Cobh is pronounced “Cove”

On day three of our tour, questions were answered when I learned that Cobh is really pronounced “cove” (it’s spelled in the Irish) and renamed from the original Queenston, the name of the town when it was fatefully the Titanic’s last stop before the fateful voyage. At a museum called the Titanic Experience https://www.titanicexperiencecobh.ie/, we each got a card representing a passenger who boarded in Ireland.

I was Nora Hegarty, an 18-year-old travelling with her cousin, who had planned to become a nun when she arrived in New York. At the end of the tour we were able to look up our fate: Nora did not survive. Again, most of the Titanic memorial tourism I’ve seen has been based in Canada for example in Halifax https://maritimemuseum.novascotia.ca/what-see-do/titanic-unsinkable-ship-and-halifax   so it’s interesting to see the slightly different perspective of the emigrant traveler.

My Titanic boarding card

We looked around the town of Cobh including walking up a very steep hill to St. Colman’s Church which had some great views of the city. On the way down, we stopped for scones at a little tea room run by artist Deborah M. Stevenson https://www.facebook.com/DeborahMStevenson/ who makes good scones with lots of raisins in addition to interesting portraits.

Next we went to a relatively new tourist attraction, the 104-acre Spike island https://spikeislandcork.ie/ which was apparently opened to tourists only in 2014. The Island is only accessible by ferry, and home to a 24-acre complex that was originally created as a military base called Fort Mitchel. Created in 1804 in reaction to the threat of invasion by Napoleon (earlier forts had also existed on the site), the Fort housed up to 3,000 soldiers. In the famine years of the 1840s, it started being used as a prison. The last prisoners left in the late 1800s and then the complex was used by the British and Irish army and navy over the 20th century.

On Spike Island

Then Spike Island became a prison again for young offenders in 1985, many of whom were there for stealing cars in another period of heavy unemployment in those decades (the prison was finally closed in 2004).

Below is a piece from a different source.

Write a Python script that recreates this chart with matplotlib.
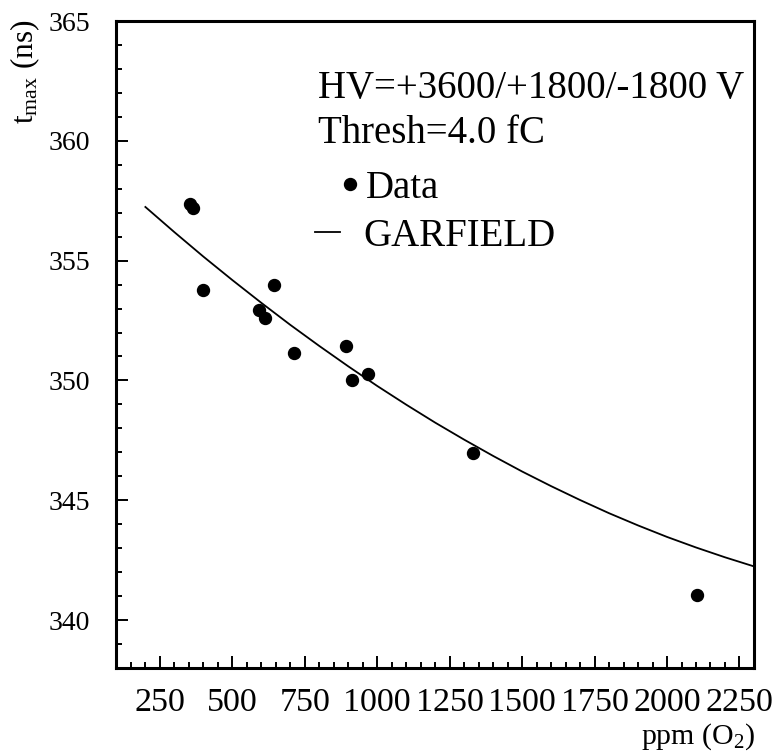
import matplotlib
matplotlib.use("Agg")
import matplotlib.pyplot as plt

plt.rcParams['font.family'] = ['Liberation Serif', 'DejaVu Serif']
plt.rcParams['mathtext.fontset'] = 'custom'
plt.rcParams['mathtext.rm'] = 'Liberation Serif'
plt.rcParams['mathtext.it'] = 'Liberation Serif:italic'

# Measured points
ppm_data = [355, 365, 398, 592, 612, 644, 713, 893, 912, 969, 1331, 2104]
tmax_data = [357.35, 357.2, 353.79, 352.92, 352.61, 353.97, 351.13, 351.43, 350.0, 350.25, 346.99, 341.04]

# GARFIELD simulation curve
ppm_sim = [200, 300, 400, 500, 600, 700, 800, 900, 1000, 1100, 1200, 1300,
           1400, 1500, 1600, 1700, 1800, 1900, 2000, 2100, 2200, 2300]
tmax_sim = [357.24, 356.19, 355.17, 354.19, 353.24, 352.32, 351.44, 350.59, 349.77,
            348.99, 348.24, 347.53, 346.85, 346.20, 345.59, 345.01, 344.46, 343.95,
            343.47, 343.03, 342.62, 342.24]

x_ticks = [250, 500, 750, 1000, 1250, 1500, 1750, 2000, 2250]
y_ticks = [340, 345, 350, 355, 360, 365]

fig = plt.figure(figsize=(7.76, 7.56), dpi=100)
ax = fig.add_axes([0.150, 0.1164, 0.8216, 0.8558])

sim_line, = ax.plot(ppm_sim, tmax_sim, color='black', lw=1.3)
data_pts, = ax.plot(ppm_data, tmax_data, 'o', color='black', ms=8.6)

ax.set_xlim(100, 2300)
ax.set_ylim(338, 365)
ax.set_xticks(x_ticks)
ax.set_yticks(y_ticks)
ax.set_xticks(range(150, 2300, 50), minor=True)
ax.set_yticks(range(339, 365), minor=True)

for s in ax.spines.values():
    s.set_linewidth(2.2)
ax.tick_params(which='both', direction='in', width=1.4)
ax.tick_params(which='major', length=8.5)
ax.tick_params(which='minor', length=4.5)
ax.tick_params(axis='x', pad=14, labelsize=24.5)
ax.tick_params(axis='y', pad=19, labelsize=20)

fs = 28
ax.text(0.316, 0.881, 'HV=+3600/+1800/-1800 V', transform=ax.transAxes,
        fontsize=fs, ha='left', va='baseline')
ax.text(0.316, 0.8114, 'Thresh=4.0 fC', transform=ax.transAxes,
        fontsize=fs, ha='left', va='baseline')

# two separate legend rows, ROOT style
leg1 = ax.legend([data_pts], ['Data'], loc='center left', bbox_to_anchor=(0.3506, 0.741),
                 frameon=False, fontsize=fs, handlelength=0.51, handletextpad=0.15,
                 borderpad=0, borderaxespad=0, numpoints=1)
ax.add_artist(leg1)
ax.legend([sim_line], ['GARFIELD'], loc='center left', bbox_to_anchor=(0.3114, 0.667),
          frameon=False, fontsize=fs, handlelength=0.65, handletextpad=0.59,
          borderpad=0, borderaxespad=0)

fig.text(0.033, 0.974, r'$\mathregular{t_{max}}$ (ns)', rotation=90,
         fontsize=22.5, ha='center', va='top')
fig.text(0.973, 0.005, r'ppm (O$\mathregular{_2}$)', fontsize=21.5,
         ha='right', va='bottom')

plt.savefig('out.png', dpi=100)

At the prison, you can see a punishment block including cells where prisoners were chained to the walls, the modern prison rooms that held the young offenders in 1985, and a collection of cannons and military machines both old and modern. The prison was an interesting place to learn about many of the different periods of unrest in Ireland as well as times of poverty. It was also interesting to see the emergence of such a new tourist attraction with a lot of growth potential.